— Directions —
Give the listing again character for character, but drop the images.

== Information shown

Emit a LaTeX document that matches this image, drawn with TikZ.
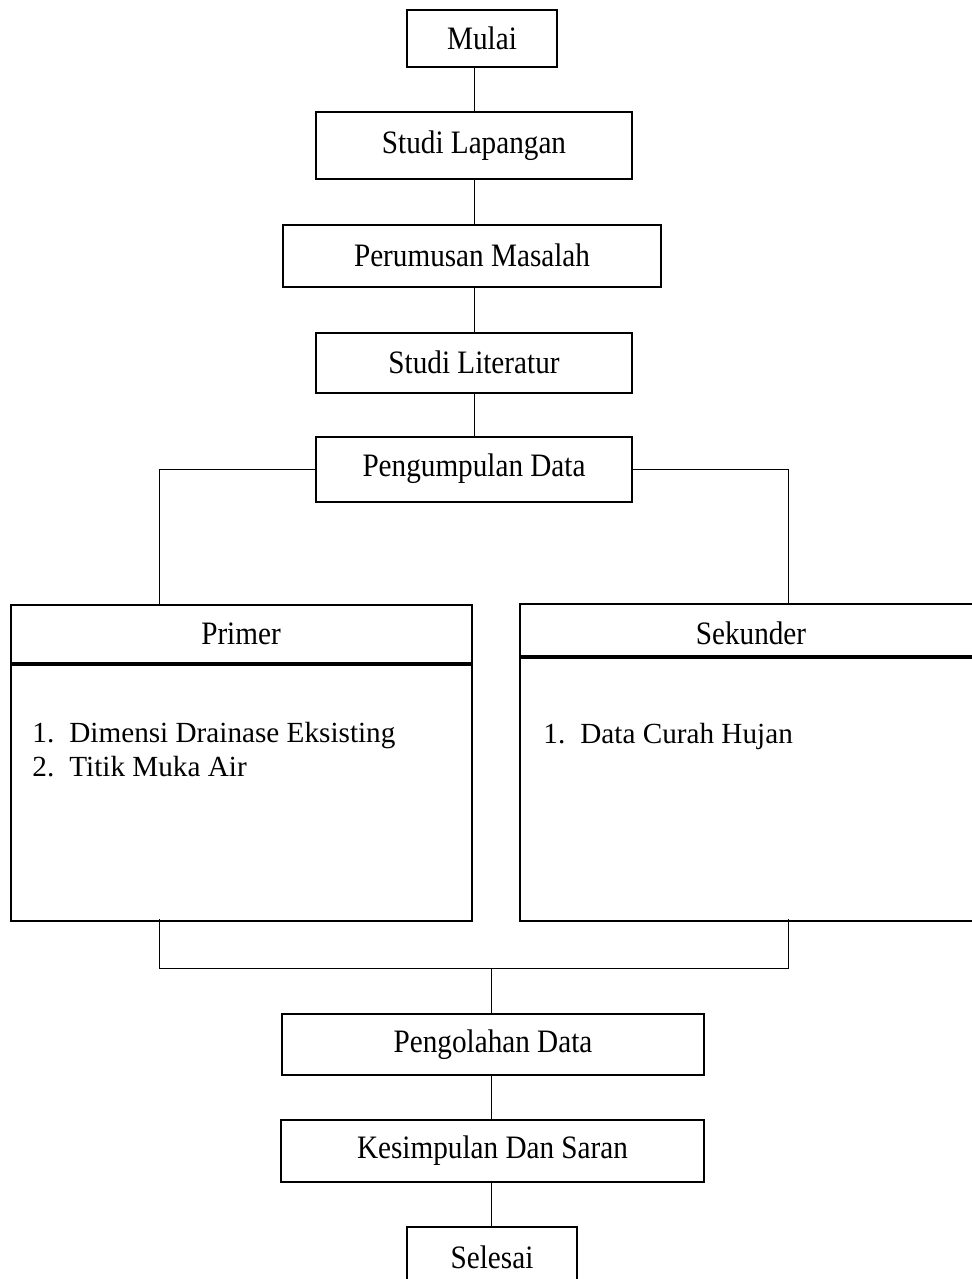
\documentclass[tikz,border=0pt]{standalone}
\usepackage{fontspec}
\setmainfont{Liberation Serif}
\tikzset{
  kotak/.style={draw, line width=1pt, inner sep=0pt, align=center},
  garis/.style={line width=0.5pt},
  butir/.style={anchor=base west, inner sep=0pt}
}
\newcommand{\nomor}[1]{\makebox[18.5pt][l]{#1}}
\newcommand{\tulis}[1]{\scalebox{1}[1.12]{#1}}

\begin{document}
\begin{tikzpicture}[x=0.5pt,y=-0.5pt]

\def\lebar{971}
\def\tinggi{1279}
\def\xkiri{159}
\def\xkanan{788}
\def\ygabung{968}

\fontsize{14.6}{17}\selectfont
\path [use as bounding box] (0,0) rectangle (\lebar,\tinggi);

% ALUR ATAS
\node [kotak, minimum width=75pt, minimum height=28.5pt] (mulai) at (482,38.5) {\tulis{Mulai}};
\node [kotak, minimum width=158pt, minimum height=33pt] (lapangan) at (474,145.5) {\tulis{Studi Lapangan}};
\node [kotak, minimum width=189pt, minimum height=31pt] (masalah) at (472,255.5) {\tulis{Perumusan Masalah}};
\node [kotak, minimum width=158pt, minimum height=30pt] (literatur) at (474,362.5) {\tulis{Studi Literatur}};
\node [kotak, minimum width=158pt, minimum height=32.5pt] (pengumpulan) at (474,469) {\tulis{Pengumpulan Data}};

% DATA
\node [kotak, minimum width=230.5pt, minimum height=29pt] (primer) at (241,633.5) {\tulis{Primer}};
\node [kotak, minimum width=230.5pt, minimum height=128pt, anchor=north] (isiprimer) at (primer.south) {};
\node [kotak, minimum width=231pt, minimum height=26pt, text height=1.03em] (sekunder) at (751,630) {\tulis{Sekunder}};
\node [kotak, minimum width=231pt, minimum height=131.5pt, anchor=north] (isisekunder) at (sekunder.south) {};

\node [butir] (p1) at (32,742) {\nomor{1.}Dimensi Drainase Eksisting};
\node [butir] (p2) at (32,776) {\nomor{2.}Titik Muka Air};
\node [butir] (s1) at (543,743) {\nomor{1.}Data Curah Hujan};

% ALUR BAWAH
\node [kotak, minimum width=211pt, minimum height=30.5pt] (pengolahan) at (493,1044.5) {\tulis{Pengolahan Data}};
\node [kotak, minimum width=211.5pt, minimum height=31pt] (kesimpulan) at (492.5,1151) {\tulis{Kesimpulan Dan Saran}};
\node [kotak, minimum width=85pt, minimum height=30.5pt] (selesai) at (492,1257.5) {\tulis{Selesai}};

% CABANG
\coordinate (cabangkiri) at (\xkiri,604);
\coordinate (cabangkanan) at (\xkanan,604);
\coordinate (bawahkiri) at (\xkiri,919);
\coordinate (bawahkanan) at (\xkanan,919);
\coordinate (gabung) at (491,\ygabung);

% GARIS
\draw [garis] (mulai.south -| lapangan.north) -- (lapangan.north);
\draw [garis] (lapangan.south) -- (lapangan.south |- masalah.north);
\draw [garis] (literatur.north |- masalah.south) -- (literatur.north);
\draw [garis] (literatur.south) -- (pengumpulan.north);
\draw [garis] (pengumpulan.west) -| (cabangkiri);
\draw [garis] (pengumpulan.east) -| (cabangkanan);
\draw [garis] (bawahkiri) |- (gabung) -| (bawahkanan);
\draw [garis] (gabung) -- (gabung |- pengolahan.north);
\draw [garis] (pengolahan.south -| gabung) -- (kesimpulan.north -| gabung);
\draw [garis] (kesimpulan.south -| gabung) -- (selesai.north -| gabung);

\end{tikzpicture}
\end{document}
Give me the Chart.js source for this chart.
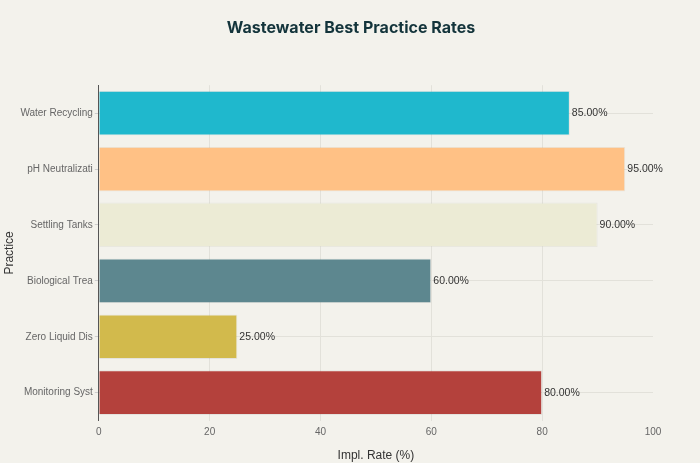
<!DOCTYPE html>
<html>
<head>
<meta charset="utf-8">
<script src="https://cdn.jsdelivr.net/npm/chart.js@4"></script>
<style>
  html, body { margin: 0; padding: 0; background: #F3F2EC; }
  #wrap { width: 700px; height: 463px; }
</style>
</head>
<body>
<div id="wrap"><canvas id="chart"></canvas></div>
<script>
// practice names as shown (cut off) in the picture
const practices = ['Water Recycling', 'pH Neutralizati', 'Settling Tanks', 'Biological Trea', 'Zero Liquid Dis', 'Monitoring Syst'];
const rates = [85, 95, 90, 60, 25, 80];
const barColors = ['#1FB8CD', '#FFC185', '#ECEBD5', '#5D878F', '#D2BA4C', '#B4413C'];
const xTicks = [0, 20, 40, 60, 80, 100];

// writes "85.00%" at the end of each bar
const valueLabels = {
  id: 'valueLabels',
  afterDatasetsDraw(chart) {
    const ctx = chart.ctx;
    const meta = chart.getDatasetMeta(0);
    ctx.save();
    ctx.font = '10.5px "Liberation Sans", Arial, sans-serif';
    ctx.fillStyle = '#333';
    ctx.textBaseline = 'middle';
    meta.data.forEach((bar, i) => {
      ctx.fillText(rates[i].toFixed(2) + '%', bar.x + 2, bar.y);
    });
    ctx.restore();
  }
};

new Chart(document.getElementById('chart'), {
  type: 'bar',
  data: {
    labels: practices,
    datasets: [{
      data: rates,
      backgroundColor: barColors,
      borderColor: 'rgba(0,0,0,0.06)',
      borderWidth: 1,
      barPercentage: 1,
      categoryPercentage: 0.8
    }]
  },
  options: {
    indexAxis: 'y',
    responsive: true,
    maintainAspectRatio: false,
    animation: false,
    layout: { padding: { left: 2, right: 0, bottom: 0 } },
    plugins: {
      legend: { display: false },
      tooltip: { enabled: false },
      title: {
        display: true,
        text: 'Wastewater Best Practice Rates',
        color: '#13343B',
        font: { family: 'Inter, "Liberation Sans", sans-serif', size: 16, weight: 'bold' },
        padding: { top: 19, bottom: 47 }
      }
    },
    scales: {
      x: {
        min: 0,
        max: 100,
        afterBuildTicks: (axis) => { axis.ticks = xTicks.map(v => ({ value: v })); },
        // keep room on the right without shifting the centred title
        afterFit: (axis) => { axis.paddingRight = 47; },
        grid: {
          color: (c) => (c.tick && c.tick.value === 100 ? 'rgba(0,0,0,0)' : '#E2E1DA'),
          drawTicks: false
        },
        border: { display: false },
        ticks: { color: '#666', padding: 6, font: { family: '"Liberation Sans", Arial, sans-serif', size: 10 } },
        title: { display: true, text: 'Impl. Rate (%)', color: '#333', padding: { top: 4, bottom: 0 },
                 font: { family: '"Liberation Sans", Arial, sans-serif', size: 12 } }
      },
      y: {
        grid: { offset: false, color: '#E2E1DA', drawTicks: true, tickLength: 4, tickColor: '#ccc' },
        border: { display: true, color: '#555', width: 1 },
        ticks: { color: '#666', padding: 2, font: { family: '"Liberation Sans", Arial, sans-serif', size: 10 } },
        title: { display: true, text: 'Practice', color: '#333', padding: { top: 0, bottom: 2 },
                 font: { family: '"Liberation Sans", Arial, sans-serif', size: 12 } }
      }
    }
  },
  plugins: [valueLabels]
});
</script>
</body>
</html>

====

— Exercise output —
Emit a LaTeX document that matches this image, drawn with TikZ.
\documentclass[tikz,border=0pt]{standalone}
\usepackage{fontspec}
\setmainfont{Liberation Serif}
\tikzset{
  kotak/.style={draw, line width=1pt, inner sep=0pt, align=center},
  garis/.style={line width=0.5pt},
  butir/.style={anchor=base west, inner sep=0pt}
}
\newcommand{\nomor}[1]{\makebox[18.5pt][l]{#1}}
\newcommand{\tulis}[1]{\scalebox{1}[1.12]{#1}}

\begin{document}
\begin{tikzpicture}[x=0.5pt,y=-0.5pt]

\def\lebar{971}
\def\tinggi{1279}
\def\xkiri{159}
\def\xkanan{788}
\def\ygabung{968}

\fontsize{14.6}{17}\selectfont
\path [use as bounding box] (0,0) rectangle (\lebar,\tinggi);

% ALUR ATAS
\node [kotak, minimum width=75pt, minimum height=28.5pt] (mulai) at (482,38.5) {\tulis{Mulai}};
\node [kotak, minimum width=158pt, minimum height=33pt] (lapangan) at (474,145.5) {\tulis{Studi Lapangan}};
\node [kotak, minimum width=189pt, minimum height=31pt] (masalah) at (472,255.5) {\tulis{Perumusan Masalah}};
\node [kotak, minimum width=158pt, minimum height=30pt] (literatur) at (474,362.5) {\tulis{Studi Literatur}};
\node [kotak, minimum width=158pt, minimum height=32.5pt] (pengumpulan) at (474,469) {\tulis{Pengumpulan Data}};

% DATA
\node [kotak, minimum width=230.5pt, minimum height=29pt] (primer) at (241,633.5) {\tulis{Primer}};
\node [kotak, minimum width=230.5pt, minimum height=128pt, anchor=north] (isiprimer) at (primer.south) {};
\node [kotak, minimum width=231pt, minimum height=26pt, text height=1.03em] (sekunder) at (751,630) {\tulis{Sekunder}};
\node [kotak, minimum width=231pt, minimum height=131.5pt, anchor=north] (isisekunder) at (sekunder.south) {};

\node [butir] (p1) at (32,742) {\nomor{1.}Dimensi Drainase Eksisting};
\node [butir] (p2) at (32,776) {\nomor{2.}Titik Muka Air};
\node [butir] (s1) at (543,743) {\nomor{1.}Data Curah Hujan};

% ALUR BAWAH
\node [kotak, minimum width=211pt, minimum height=30.5pt] (pengolahan) at (493,1044.5) {\tulis{Pengolahan Data}};
\node [kotak, minimum width=211.5pt, minimum height=31pt] (kesimpulan) at (492.5,1151) {\tulis{Kesimpulan Dan Saran}};
\node [kotak, minimum width=85pt, minimum height=30.5pt] (selesai) at (492,1257.5) {\tulis{Selesai}};

% CABANG
\coordinate (cabangkiri) at (\xkiri,604);
\coordinate (cabangkanan) at (\xkanan,604);
\coordinate (bawahkiri) at (\xkiri,919);
\coordinate (bawahkanan) at (\xkanan,919);
\coordinate (gabung) at (491,\ygabung);

% GARIS
\draw [garis] (mulai.south -| lapangan.north) -- (lapangan.north);
\draw [garis] (lapangan.south) -- (lapangan.south |- masalah.north);
\draw [garis] (literatur.north |- masalah.south) -- (literatur.north);
\draw [garis] (literatur.south) -- (pengumpulan.north);
\draw [garis] (pengumpulan.west) -| (cabangkiri);
\draw [garis] (pengumpulan.east) -| (cabangkanan);
\draw [garis] (bawahkiri) |- (gabung) -| (bawahkanan);
\draw [garis] (gabung) -- (gabung |- pengolahan.north);
\draw [garis] (pengolahan.south -| gabung) -- (kesimpulan.north -| gabung);
\draw [garis] (kesimpulan.south -| gabung) -- (selesai.north -| gabung);

\end{tikzpicture}
\end{document}
Give me the Chart.js source for this chart.
<!DOCTYPE html>
<html>
<head>
<meta charset="utf-8">
<script src="https://cdn.jsdelivr.net/npm/chart.js@4"></script>
<style>
  html, body { margin: 0; padding: 0; background: #F3F2EC; }
  #wrap { width: 700px; height: 463px; }
</style>
</head>
<body>
<div id="wrap"><canvas id="chart"></canvas></div>
<script>
// practice names as shown (cut off) in the picture
const practices = ['Water Recycling', 'pH Neutralizati', 'Settling Tanks', 'Biological Trea', 'Zero Liquid Dis', 'Monitoring Syst'];
const rates = [85, 95, 90, 60, 25, 80];
const barColors = ['#1FB8CD', '#FFC185', '#ECEBD5', '#5D878F', '#D2BA4C', '#B4413C'];
const xTicks = [0, 20, 40, 60, 80, 100];

// writes "85.00%" at the end of each bar
const valueLabels = {
  id: 'valueLabels',
  afterDatasetsDraw(chart) {
    const ctx = chart.ctx;
    const meta = chart.getDatasetMeta(0);
    ctx.save();
    ctx.font = '10.5px "Liberation Sans", Arial, sans-serif';
    ctx.fillStyle = '#333';
    ctx.textBaseline = 'middle';
    meta.data.forEach((bar, i) => {
      ctx.fillText(rates[i].toFixed(2) + '%', bar.x + 2, bar.y);
    });
    ctx.restore();
  }
};

new Chart(document.getElementById('chart'), {
  type: 'bar',
  data: {
    labels: practices,
    datasets: [{
      data: rates,
      backgroundColor: barColors,
      borderColor: 'rgba(0,0,0,0.06)',
      borderWidth: 1,
      barPercentage: 1,
      categoryPercentage: 0.8
    }]
  },
  options: {
    indexAxis: 'y',
    responsive: true,
    maintainAspectRatio: false,
    animation: false,
    layout: { padding: { left: 2, right: 0, bottom: 0 } },
    plugins: {
      legend: { display: false },
      tooltip: { enabled: false },
      title: {
        display: true,
        text: 'Wastewater Best Practice Rates',
        color: '#13343B',
        font: { family: 'Inter, "Liberation Sans", sans-serif', size: 16, weight: 'bold' },
        padding: { top: 19, bottom: 47 }
      }
    },
    scales: {
      x: {
        min: 0,
        max: 100,
        afterBuildTicks: (axis) => { axis.ticks = xTicks.map(v => ({ value: v })); },
        // keep room on the right without shifting the centred title
        afterFit: (axis) => { axis.paddingRight = 47; },
        grid: {
          color: (c) => (c.tick && c.tick.value === 100 ? 'rgba(0,0,0,0)' : '#E2E1DA'),
          drawTicks: false
        },
        border: { display: false },
        ticks: { color: '#666', padding: 6, font: { family: '"Liberation Sans", Arial, sans-serif', size: 10 } },
        title: { display: true, text: 'Impl. Rate (%)', color: '#333', padding: { top: 4, bottom: 0 },
                 font: { family: '"Liberation Sans", Arial, sans-serif', size: 12 } }
      },
      y: {
        grid: { offset: false, color: '#E2E1DA', drawTicks: true, tickLength: 4, tickColor: '#ccc' },
        border: { display: true, color: '#555', width: 1 },
        ticks: { color: '#666', padding: 2, font: { family: '"Liberation Sans", Arial, sans-serif', size: 10 } },
        title: { display: true, text: 'Practice', color: '#333', padding: { top: 0, bottom: 2 },
                 font: { family: '"Liberation Sans", Arial, sans-serif', size: 12 } }
      }
    }
  },
  plugins: [valueLabels]
});
</script>
</body>
</html>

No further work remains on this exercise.